- [Given problem] Set the listing down again exactly, please, apart from its pictures.
— BEGIN Raw data —
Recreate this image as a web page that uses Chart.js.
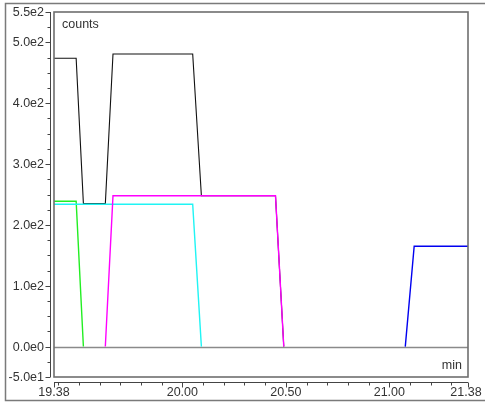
<!DOCTYPE html>
<html>
<head>
<meta charset="UTF-8">
<title>counts vs min</title>
<script src="https://cdn.jsdelivr.net/npm/chart.js"></script>
<style>
  html, body { margin: 0; padding: 0; background: #fff; }
  #wrap { width: 485px; height: 406px; }
</style>
</head>
<body>
<div id="wrap"><canvas id="chart" width="485" height="406"></canvas></div>
<script>
// data (x = min, y = counts)
const totalX   = [19.38, 19.487, 19.522, 19.628, 19.665, 20.05, 20.092, 20.45, 20.49];
const totalY   = [474, 474, 235, 235, 481, 481, 248, 248, 0];
const greenX   = [19.38, 19.487, 19.522];
const greenY   = [239, 239, 0];
const cyanX    = [19.38, 20.05, 20.092];
const cyanY    = [234, 234, 0];
const magentaX = [19.628, 19.665, 20.45, 20.49];
const magentaY = [0, 248, 248, 0];
const blueX    = [21.077, 21.12, 21.38];
const blueY    = [0, 165, 165];

// axis ticks
const yTickValues = [-50, 0, 100, 200, 300, 400, 500, 550];
const yTickLabels = ['-5.0e1', '0.0e0', '1.0e2', '2.0e2', '3.0e2', '4.0e2', '5.0e2', '5.5e2'];
const xTickValues = [19.38, 20.00, 20.50, 21.00, 21.38];
const xTickLabels = ['19.38', '20.00', '20.50', '21.00', '21.38'];

function pts(xs, ys) {
  return xs.map((x, i) => ({ x: x, y: ys[i] }));
}

const FONT = '12.5px "Liberation Sans", Arial, sans-serif';

const frame = {
  id: 'frame',
  beforeDatasetsDraw(chart) {
    const ctx = chart.ctx;
    const a = chart.chartArea;
    const xs = chart.scales.x, ys = chart.scales.y;
    ctx.save();

    // outer frame
    ctx.strokeStyle = '#7a7a7a';
    ctx.lineWidth = 1.5;
    ctx.strokeRect(5.5, 3.5, chart.width + 20, 397);

    // zero line
    const y0 = Math.round(ys.getPixelForValue(0)) + 0.5;
    ctx.strokeStyle = '#8a8a8a';
    ctx.lineWidth = 1.5;
    ctx.beginPath();
    ctx.moveTo(a.left, y0);
    ctx.lineTo(a.right, y0);
    ctx.stroke();

    // y axis (offset left of the box)
    const ax = 50.5;
    ctx.strokeStyle = '#444';
    ctx.lineWidth = 1;
    ctx.beginPath();
    ctx.moveTo(ax, a.top);
    ctx.lineTo(ax, a.bottom);
    for (let v = -50; v <= 550; v += 25) {
      const py = Math.round(ys.getPixelForValue(v)) + 0.5;
      const len = yTickValues.includes(v) ? 5 : 3;
      ctx.moveTo(ax - len, py);
      ctx.lineTo(ax, py);
    }
    ctx.stroke();

    // x axis (offset below the box)
    const ay = a.bottom + 5.5;
    ctx.beginPath();
    ctx.moveTo(a.left, ay);
    ctx.lineTo(a.right, ay);
    for (let i = 0; i <= 20; i++) {
      const v = 19.4 + i * 0.1;
      if (v > 21.38) break;
      const px = Math.round(xs.getPixelForValue(v)) + 0.5;
      ctx.moveTo(px, ay);
      ctx.lineTo(px, ay + 3);
    }
    xTickValues.forEach(v => {
      const px = Math.round(xs.getPixelForValue(v)) + 0.5;
      ctx.moveTo(px, ay);
      ctx.lineTo(px, ay + 5);
    });
    ctx.stroke();

    // labels
    ctx.fillStyle = '#333';
    ctx.font = FONT;
    ctx.textAlign = 'right';
    ctx.textBaseline = 'middle';
    yTickValues.forEach((v, i) => {
      ctx.fillText(yTickLabels[i], 44, ys.getPixelForValue(v) + 0.5);
    });
    ctx.textAlign = 'center';
    xTickValues.forEach((v, i) => {
      let px = xs.getPixelForValue(v);
      if (i === xTickValues.length - 1) px -= 2;
      ctx.fillText(xTickLabels[i], px, 393);
    });

    ctx.textBaseline = 'alphabetic';
    ctx.textAlign = 'left';
    ctx.fillText('counts', 62, 28);
    ctx.textAlign = 'right';
    ctx.fillText('min', 462, 369);
    ctx.restore();
  },
  afterDatasetsDraw(chart) {
    const ctx = chart.ctx;
    const a = chart.chartArea;
    ctx.save();
    ctx.strokeStyle = '#6e6e6e';
    ctx.lineWidth = 1.6;
    ctx.strokeRect(a.left, a.top, a.right - a.left, a.bottom - a.top);
    ctx.restore();
  }
};

function line(data, color, width) {
  return {
    data: data,
    borderColor: color,
    borderWidth: width,
    pointRadius: 0,
    showLine: true,
    fill: false,
    tension: 0
  };
}

new Chart(document.getElementById('chart').getContext('2d'), {
  type: 'scatter',
  data: {
    datasets: [
      line(pts(blueX, blueY), '#0000f0', 1.4),
      line(pts(magentaX, magentaY), '#ff00ff', 1.4),
      line(pts(cyanX, cyanY), '#20f4f4', 1.4),
      line(pts(greenX, greenY), '#22ee22', 1.4),
      line(pts(totalX, totalY), '#111111', 1.1)
    ]
  },
  options: {
    responsive: false,
    animation: false,
    devicePixelRatio: 1,
    layout: { padding: { left: 54, right: 17, top: 12, bottom: 29 } },
    plugins: { legend: { display: false }, tooltip: { enabled: false } },
    scales: {
      x: { type: 'linear', min: 19.38, max: 21.38, display: false },
      y: { type: 'linear', min: -50, max: 550, display: false }
    }
  },
  plugins: [frame]
});
</script>
</body>
</html>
— END Raw data —
- [Response below]
Recreate this image as a web page that uses Chart.js.
<!DOCTYPE html>
<html>
<head>
<meta charset="UTF-8">
<title>counts vs min</title>
<script src="https://cdn.jsdelivr.net/npm/chart.js"></script>
<style>
  html, body { margin: 0; padding: 0; background: #fff; }
  #wrap { width: 485px; height: 406px; }
</style>
</head>
<body>
<div id="wrap"><canvas id="chart" width="485" height="406"></canvas></div>
<script>
// data (x = min, y = counts)
const totalX   = [19.38, 19.487, 19.522, 19.628, 19.665, 20.05, 20.092, 20.45, 20.49];
const totalY   = [474, 474, 235, 235, 481, 481, 248, 248, 0];
const greenX   = [19.38, 19.487, 19.522];
const greenY   = [239, 239, 0];
const cyanX    = [19.38, 20.05, 20.092];
const cyanY    = [234, 234, 0];
const magentaX = [19.628, 19.665, 20.45, 20.49];
const magentaY = [0, 248, 248, 0];
const blueX    = [21.077, 21.12, 21.38];
const blueY    = [0, 165, 165];

// axis ticks
const yTickValues = [-50, 0, 100, 200, 300, 400, 500, 550];
const yTickLabels = ['-5.0e1', '0.0e0', '1.0e2', '2.0e2', '3.0e2', '4.0e2', '5.0e2', '5.5e2'];
const xTickValues = [19.38, 20.00, 20.50, 21.00, 21.38];
const xTickLabels = ['19.38', '20.00', '20.50', '21.00', '21.38'];

function pts(xs, ys) {
  return xs.map((x, i) => ({ x: x, y: ys[i] }));
}

const FONT = '12.5px "Liberation Sans", Arial, sans-serif';

const frame = {
  id: 'frame',
  beforeDatasetsDraw(chart) {
    const ctx = chart.ctx;
    const a = chart.chartArea;
    const xs = chart.scales.x, ys = chart.scales.y;
    ctx.save();

    // outer frame
    ctx.strokeStyle = '#7a7a7a';
    ctx.lineWidth = 1.5;
    ctx.strokeRect(5.5, 3.5, chart.width + 20, 397);

    // zero line
    const y0 = Math.round(ys.getPixelForValue(0)) + 0.5;
    ctx.strokeStyle = '#8a8a8a';
    ctx.lineWidth = 1.5;
    ctx.beginPath();
    ctx.moveTo(a.left, y0);
    ctx.lineTo(a.right, y0);
    ctx.stroke();

    // y axis (offset left of the box)
    const ax = 50.5;
    ctx.strokeStyle = '#444';
    ctx.lineWidth = 1;
    ctx.beginPath();
    ctx.moveTo(ax, a.top);
    ctx.lineTo(ax, a.bottom);
    for (let v = -50; v <= 550; v += 25) {
      const py = Math.round(ys.getPixelForValue(v)) + 0.5;
      const len = yTickValues.includes(v) ? 5 : 3;
      ctx.moveTo(ax - len, py);
      ctx.lineTo(ax, py);
    }
    ctx.stroke();

    // x axis (offset below the box)
    const ay = a.bottom + 5.5;
    ctx.beginPath();
    ctx.moveTo(a.left, ay);
    ctx.lineTo(a.right, ay);
    for (let i = 0; i <= 20; i++) {
      const v = 19.4 + i * 0.1;
      if (v > 21.38) break;
      const px = Math.round(xs.getPixelForValue(v)) + 0.5;
      ctx.moveTo(px, ay);
      ctx.lineTo(px, ay + 3);
    }
    xTickValues.forEach(v => {
      const px = Math.round(xs.getPixelForValue(v)) + 0.5;
      ctx.moveTo(px, ay);
      ctx.lineTo(px, ay + 5);
    });
    ctx.stroke();

    // labels
    ctx.fillStyle = '#333';
    ctx.font = FONT;
    ctx.textAlign = 'right';
    ctx.textBaseline = 'middle';
    yTickValues.forEach((v, i) => {
      ctx.fillText(yTickLabels[i], 44, ys.getPixelForValue(v) + 0.5);
    });
    ctx.textAlign = 'center';
    xTickValues.forEach((v, i) => {
      let px = xs.getPixelForValue(v);
      if (i === xTickValues.length - 1) px -= 2;
      ctx.fillText(xTickLabels[i], px, 393);
    });

    ctx.textBaseline = 'alphabetic';
    ctx.textAlign = 'left';
    ctx.fillText('counts', 62, 28);
    ctx.textAlign = 'right';
    ctx.fillText('min', 462, 369);
    ctx.restore();
  },
  afterDatasetsDraw(chart) {
    const ctx = chart.ctx;
    const a = chart.chartArea;
    ctx.save();
    ctx.strokeStyle = '#6e6e6e';
    ctx.lineWidth = 1.6;
    ctx.strokeRect(a.left, a.top, a.right - a.left, a.bottom - a.top);
    ctx.restore();
  }
};

function line(data, color, width) {
  return {
    data: data,
    borderColor: color,
    borderWidth: width,
    pointRadius: 0,
    showLine: true,
    fill: false,
    tension: 0
  };
}

new Chart(document.getElementById('chart').getContext('2d'), {
  type: 'scatter',
  data: {
    datasets: [
      line(pts(blueX, blueY), '#0000f0', 1.4),
      line(pts(magentaX, magentaY), '#ff00ff', 1.4),
      line(pts(cyanX, cyanY), '#20f4f4', 1.4),
      line(pts(greenX, greenY), '#22ee22', 1.4),
      line(pts(totalX, totalY), '#111111', 1.1)
    ]
  },
  options: {
    responsive: false,
    animation: false,
    devicePixelRatio: 1,
    layout: { padding: { left: 54, right: 17, top: 12, bottom: 29 } },
    plugins: { legend: { display: false }, tooltip: { enabled: false } },
    scales: {
      x: { type: 'linear', min: 19.38, max: 21.38, display: false },
      y: { type: 'linear', min: -50, max: 550, display: false }
    }
  },
  plugins: [frame]
});
</script>
</body>
</html>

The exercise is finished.